Legal profession an “old-boys’ club”
The CJI opined that the legal profession is an “old boys’ club”, where opportunities are given to only a selected group in a network. “There is a network, through which opportunities in the chambers of Senior Advocates, are gotten. It is an old boys’ club. It is not merit-based. Are juniors paid decent salaries? All this must change, and the burden is on us, as seniors”.
He pointed out that with the advent of National Law Schools, the best of the minds are now entering the legal profession. Therefore, there is a responsibility to ensure that young people are not deserted and that their optimism is kept alive.
“If we want to change the face of the legal profession, we have to provide equal opportunity and access to not just women, but also marginalised communities today. So that we can find more diversity on the Bench tomorrow”, he said.

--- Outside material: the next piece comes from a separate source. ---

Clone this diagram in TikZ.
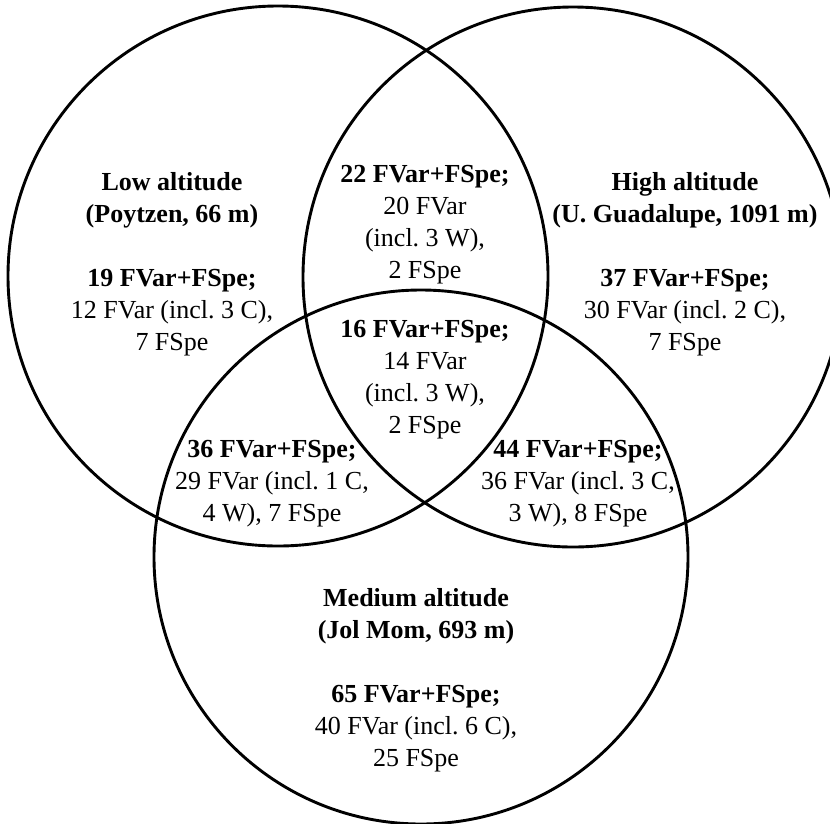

Recently, in an exclusive interview with LiveLaw, the former Chief Justice of India, Uday Umesh Lalit, acknowledged that it was a common grievance among young lawyers that they were “overworked, but underpaid”. The retired judge exhorted the young members of the profession to “have patience, confidence, and belief in themselves”, which would eventually help them “turn the tides”. The issue of incentivising seniors to fairly remunerate junior advocates also came up before a Constitution Bench hearing a batch of petitions challenging the validity of the All-India Bar Examination in September. Justice Sanjay Kishan Kaul, who was leading the Bench, lamented the loss of “bright people” in the profession because of a paucity of financial resources. He said, “Especially for people coming from underprivileged backgrounds, after studying for six years, it becomes difficult to sustain themselves for another four to five years without a decent stipend.” “I have also seen situations where the Senior Advocate charges money to take on juniors,” Justice Kaul said, appalled.